Fin de l’abondance pour les start-ups ?

Avec l’inflation et la remontée des taux d’intérêt directeurs par les banques centrales, l’accès aux capitaux se complique pour les start-ups. Les investisseurs et les start-ups doivent aujourd’hui s’adapter à un environnement caractérisé par de nouvelles restrictions et le renforcement de tendances de marché préexistantes (solutions low-tech, souveraines et éthiques). La prudence des investisseurs et la modération de l’utilisation des ressources budgétaires et énergétiques signifie-t-elle pour autant une modération des profits et de la croissance <de jeunes pousses qui construisent l’économie de demain, notamment en France ?

C’est un constat frappant qui se présente à nous. D’après les données récoltées par Crunchbase, 81 milliards de dollars avaient été levés au troisième trimestre 2022, contre 172 milliards un an plus tôt sur la même période à travers le monde. Seules 37 start-ups ont dépassé le milliard de dollars de valorisation sur cette période, tandis qu’elles étaient 163 au troisième trimestre 2021.

L’assèchement des capitaux est préoccupant pour les start-ups françaises, déjà confrontées à d’autres crises.
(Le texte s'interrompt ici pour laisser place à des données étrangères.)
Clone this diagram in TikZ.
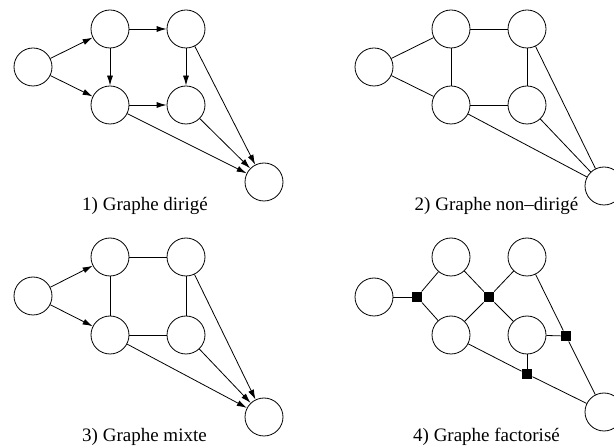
\documentclass[tikz,border=0pt]{standalone}
\usepackage{fontspec}
\setmainfont{Liberation Serif}
\usetikzlibrary{arrows.meta}

\begin{document}
\begin{tikzpicture}[x=1pt,y=-1pt,
  var/.style={circle,draw,line width=0.8pt,minimum size=38pt,inner sep=0pt},
  factor/.style={rectangle,fill=black,minimum size=10.5pt,inner sep=0pt},
  edge/.style={line width=0.8pt},
  arc/.style={edge,-{Latex[length=10pt,width=6pt]}},
  caption/.style={anchor=base,inner sep=0pt,font=\fontsize{19}{22}\selectfont}]
  \useasboundingbox (0,0) rectangle (614,446);
  \clip (0,0) rectangle (614,446);

  % 1) directed graph
  \node[var] (a1) at (33,67) {};
  \node[var] (b1) at (110,29) {};
  \node[var] (c1) at (186,29) {};
  \node[var] (d1) at (110,105) {};
  \node[var] (e1) at (186,105) {};
  \node[var] (f1) at (264,182) {};
  \draw[arc] (a1) -- (b1);
  \draw[arc] (a1) -- (d1);
  \draw[arc] (b1) -- (c1);
  \draw[arc] (b1) -- (d1);
  \draw[arc] (c1) -- (e1);
  \draw[arc] (d1) -- (e1);
  \draw[arc] (c1) -- (f1);
  \draw[arc] (d1) -- (f1);
  \draw[arc] (e1) -- (f1);
  \node[caption] (t1) at (145,211) {1) Graphe dirigé};

  % 2) undirected graph
  \node[var] (a2) at (374,67) {};
  \node[var] (b2) at (451,29) {};
  \node[var] (c2) at (527,29) {};
  \node[var] (d2) at (451,105) {};
  \node[var] (e2) at (527,105) {};
  \node[var] (f2) at (604,186) {};
  \draw[edge] (a2) -- (b2);
  \draw[edge] (a2) -- (d2);
  \draw[edge] (b2) -- (c2);
  \draw[edge] (b2) -- (d2);
  \draw[edge] (c2) -- (e2);
  \draw[edge] (d2) -- (e2);
  \draw[edge] (c2) -- (f2);
  \draw[edge] (d2) -- (f2);
  \draw[edge] (e2) -- (f2);
  \node[caption] (t2) at (496.5,211) {2) Graphe non--dirigé};

  % 3) mixed graph
  \node[var] (a3) at (33,296) {};
  \node[var] (b3) at (110,257) {};
  \node[var] (c3) at (186,257) {};
  \node[var] (d3) at (110,335) {};
  \node[var] (e3) at (186,335) {};
  \node[var] (f3) at (264,417) {};
  \draw[arc] (a3) -- (b3);
  \draw[arc] (a3) -- (d3);
  \draw[edge] (b3) -- (c3);
  \draw[edge] (b3) -- (d3);
  \draw[edge] (c3) -- (e3);
  \draw[edge] (d3) -- (e3);
  \draw[arc] (c3) -- (f3);
  \draw[arc] (d3) -- (f3);
  \draw[arc] (e3) -- (f3);
  \node[caption] (t3) at (144.5,442) {3) Graphe mixte};

  % 4) factor graph
  \node[var] (a4) at (374,297) {};
  \node[var] (b4) at (451,257) {};
  \node[var] (c4) at (527,257) {};
  \node[var] (d4) at (451,335) {};
  \node[var] (e4) at (527,335) {};
  \node[var] (f4) at (604,412) {};
  \node[factor] (g1) at (417,297) {};
  \node[factor] (g2) at (489,297) {};
  \node[factor] (g3) at (566,336) {};
  \node[factor] (g4) at (527,374) {};
  \draw[edge] (a4) -- (g1);
  \draw[edge] (g1) -- (b4);
  \draw[edge] (g1) -- (d4);
  \draw[edge] (b4) -- (g2);
  \draw[edge] (d4) -- (g2);
  \draw[edge] (c4) -- (g2);
  \draw[edge] (g2) -- (e4);
  \draw[edge] (e4) -- (g3);
  \draw[edge] (c4) -- (g3);
  \draw[edge] (g3) -- (f4);
  \draw[edge] (d4) -- (g4);
  \draw[edge] (e4) -- (g4);
  \draw[edge] (g4) -- (f4);
  \node[caption] (t4) at (486.5,442) {4) Graphe factorisé};
\end{tikzpicture}
\end{document}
Plusieurs facteurs viennent en effet appesantir le bilan de ces entreprises : la hausse des prix, amplifiée par la guerre en Ukraine, le remboursement des prêts garantis par l’État (PGE) pour les start-ups qui y ont souscrits, restrictions énergétiques, spectre de nouvelles restrictions sanitaires…Les start-ups pourraient donc manquer de dry powder et revoir leurs ambitions de développement à la baisse. Par ailleurs, les investisseurs demandent aux entrepreneurs de proposer des modèles économiques qui montrent une rentabilité dans des délais plus brefs.

Or, les signaux étaient au vert ces dernières années. La French Tech fête ses 10 ans et enchaîne des levées de fonds record. A l’été 2021, l’écosystème a ainsi franchi les 10 milliards d’euros levés, soit 10 fois plus qu’en 2015. Autre gage de satisfaction, l’attractivité a repris des couleurs. La France reste le pays le plus attractif en Europe en matière d’investissements étrangers depuis 2018. Cette montée en puissance des investisseurs internationaux se traduit aujourd’hui par les plus de 30% de start-ups avec des fonds internationaux dans leur table de capitalisation en 2022 contre 25% dix ans plus tôt. La crise engendrée par les mesures gouvernementales en réponse à l’épidémie de Covid-19 n’a d’ailleurs pas terni la dynamique des start-ups françaises.

Faut-il pour autant céder au pessimisme ? A priori non. Le volontarisme politique en direction des start-ups n’est plus à démontrer comme l’illustrent les réformes récentes (loi PACTE…) et les dispositifs crées ces dix dernières années (Bpifrance, Campus Cyber…). Le chiffre d’affaires cumulé des start-ups de la French Tech dépasse aujourd’hui les 8 milliards d’euros. Fait plus important qui dépasse les seuls couloirs des administrations françaises : les start-ups semblent armées pour encaisser les transitions du monde à venir. Leur agilité leur permet en effet d’adopter des formes de travail hybride et des initiatives adaptées aux aspirations des collaborateurs, lesquelles participent à la qualité de vie au travail, attirant et fidélisant d’autres talents. Au-delà des considérations ESG, elles peuvent être plus efficaces car leurs solutions innovantes sont déployables rapidement dans des marchés en constante évolution, comme l’illustre le succès de l’industrie 4.0.